'''
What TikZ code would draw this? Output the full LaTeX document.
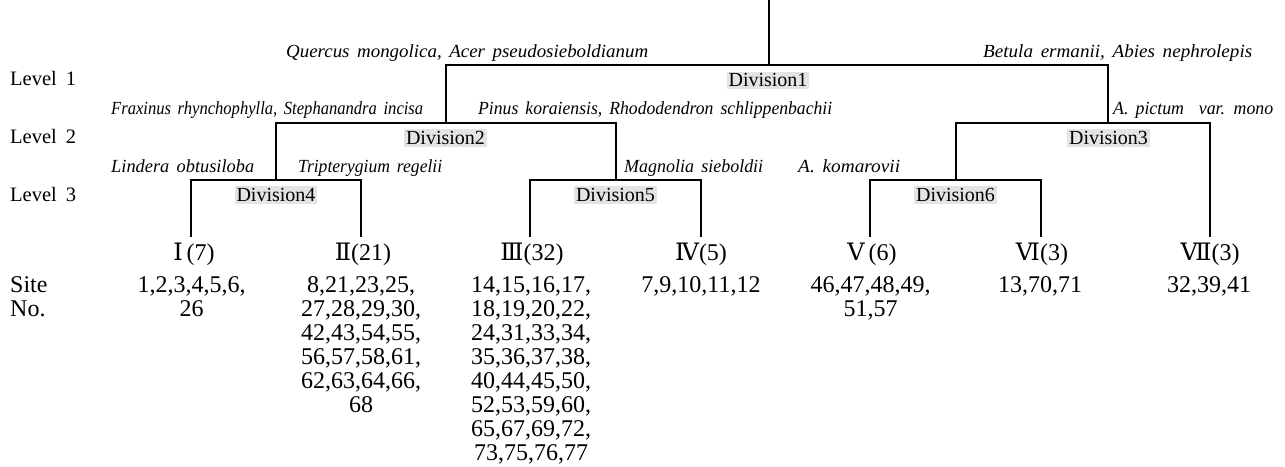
\documentclass[tikz,border=0pt]{standalone}
\usepackage{fontspec}
\usepackage{graphicx}
\setmainfont{Liberation Serif}
\newfontfamily\romfont{DejaVu Serif}
\newfontfamily\spfont[WordSpace=1.6]{Liberation Serif}
\definecolor{divgray}{HTML}{E4E4E4}
\newcommand{\fitto}[2]{\resizebox{#1pt}{\height}{#2}}
\begin{document}
\begin{tikzpicture}[x=1pt,y=-1pt,
  branch/.style={line width=2.4pt, line join=miter},
  species/.style={anchor=base west, inner sep=0pt, font=\spfont\itshape\fontsize{18.5}{20}\selectfont},
  division/.style={anchor=base, fill=divgray, inner xsep=2pt, inner ysep=0pt, text height=15pt, text depth=2.6pt, font=\fontsize{20}{22}\selectfont},
  levellab/.style={anchor=base west, inner sep=0pt, font=\fontsize{20.5}{22}\selectfont},
  grouplab/.style={anchor=base, inner sep=0pt, font=\fontsize{24}{24}\selectfont},
  sitelist/.style={anchor=north, inner sep=0pt, align=center, font=\fontsize{24}{24}\selectfont}]
\useasboundingbox (0,0) rectangle (1285,466);

% junction coordinates
\coordinate (root) at (769,0);
\coordinate (j1) at (769,65);
\coordinate (j2) at (446,123);
\coordinate (j3) at (1108,123);
\coordinate (j4) at (276,180);
\coordinate (j5) at (616,180);
\coordinate (j6) at (956,180);
\coordinate (l1) at (191,237);
\coordinate (l2) at (361,237);
\coordinate (l3) at (530,237);
\coordinate (l4) at (701,237);
\coordinate (l5) at (870,237);
\coordinate (l6) at (1041,237);
\coordinate (l7) at (1210,237);

% branches
\draw[branch] (root) -- (j1);
\draw[branch] (j2) |- (j1) -| (j3);
\draw[branch] (j4) |- (j2) -| (j5);
\draw[branch] (j6) |- (j3) -| (l7);
\draw[branch] (l1) |- (j4) -| (l2);
\draw[branch] (l3) |- (j5) -| (l4);
\draw[branch] (l5) |- (j6) -| (l6);

% division labels
\node[division] (d1) at (768,86.7) {Division1};
\node[division] (d2) at (445.5,144.3) {Division2};
\node[division] (d3) at (1108.5,144.3) {Division3};
\node[division] (d4) at (276,201.3) {Division4};
\node[division] (d5) at (615.5,201.3) {Division5};
\node[division] (d6) at (955.5,201.3) {Division6};

% level labels
\node[levellab] (lv1) at (10,85.7) {Level\hspace{9pt}1};
\node[levellab] (lv2) at (10,143.3) {Level\hspace{9pt}2};
\node[levellab] (lv3) at (10,201) {Level\hspace{9pt}3};

% species labels
\node[species] (s1) at (286,57.5) {\fitto{362}{Quercus mongolica, Acer pseudosieboldianum}};
\node[species] (s2) at (983,57.5) {\fitto{269}{Betula ermanii, Abies nephrolepis}};
\node[species] (s3) at (111,114.5) {\fitto{312}{Fraxinus rhynchophylla, Stephanandra incisa}};
\node[species] (s4) at (478,114.5) {\fitto{354}{Pinus koraiensis, Rhododendron schlippenbachii}};
\node[species] (s5) at (1113,114.5) {\fitto{160}{A. pictum\hspace{8pt} var. mono}};
\node[species] (s6) at (111,172.7) {\fitto{143}{Lindera obtusiloba}};
\node[species] (s7) at (298,172.7) {\fitto{144}{Tripterygium regelii}};
\node[species] (s8) at (624,172.7) {\fitto{139}{Magnolia sieboldii}};
\node[species] (s9) at (798,172.7) {\fitto{102}{A. komarovii}};

% group labels
\node[grouplab] (g1) at (194,260) {{\romfont Ⅰ}\,(7)};
\node[grouplab] (g2) at (363,260) {{\romfont Ⅱ}(21)};
\node[grouplab] (g3) at (532,260) {{\romfont Ⅲ}(32)};
\node[grouplab] (g4) at (701,260) {{\romfont Ⅳ}(5)};
\node[grouplab] (g5) at (872,260) {{\romfont Ⅴ}\,(6)};
\node[grouplab] (g6) at (1042,260) {{\romfont Ⅵ}(3)};
\node[grouplab] (g7) at (1210,260) {{\romfont Ⅶ}(3)};

% site lists
\node[anchor=north west, inner sep=0pt, align=left, font=\fontsize{24}{24}\selectfont] (site) at (10,276.8) {Site\\No.};
\node[sitelist] (n1) at (191.5,276.8) {1,2,3,4,5,6,\\26};
\node[sitelist] (n2) at (361,276.8) {8,21,23,25,\\27,28,29,30,\\42,43,54,55,\\56,57,58,61,\\62,63,64,66,\\68};
\node[sitelist] (n3) at (531,276.8) {14,15,16,17,\\18,19,20,22,\\24,31,33,34,\\35,36,37,38,\\40,44,45,50,\\52,53,59,60,\\65,67,69,72,\\73,75,76,77};
\node[sitelist] (n4) at (701,276.8) {7,9,10,11,12};
\node[sitelist] (n5) at (870.5,276.8) {46,47,48,49,\\51,57};
\node[sitelist] (n6) at (1040,276.8) {13,70,71};
\node[sitelist] (n7) at (1209,276.8) {32,39,41};
\end{tikzpicture}
\end{document}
'''
■ **PROBLEM DETAILS**: Report how many lines in the listing above include the word "draw". Give nothing but the number.

■ **OUTPUT FOR THIS TASK**: 8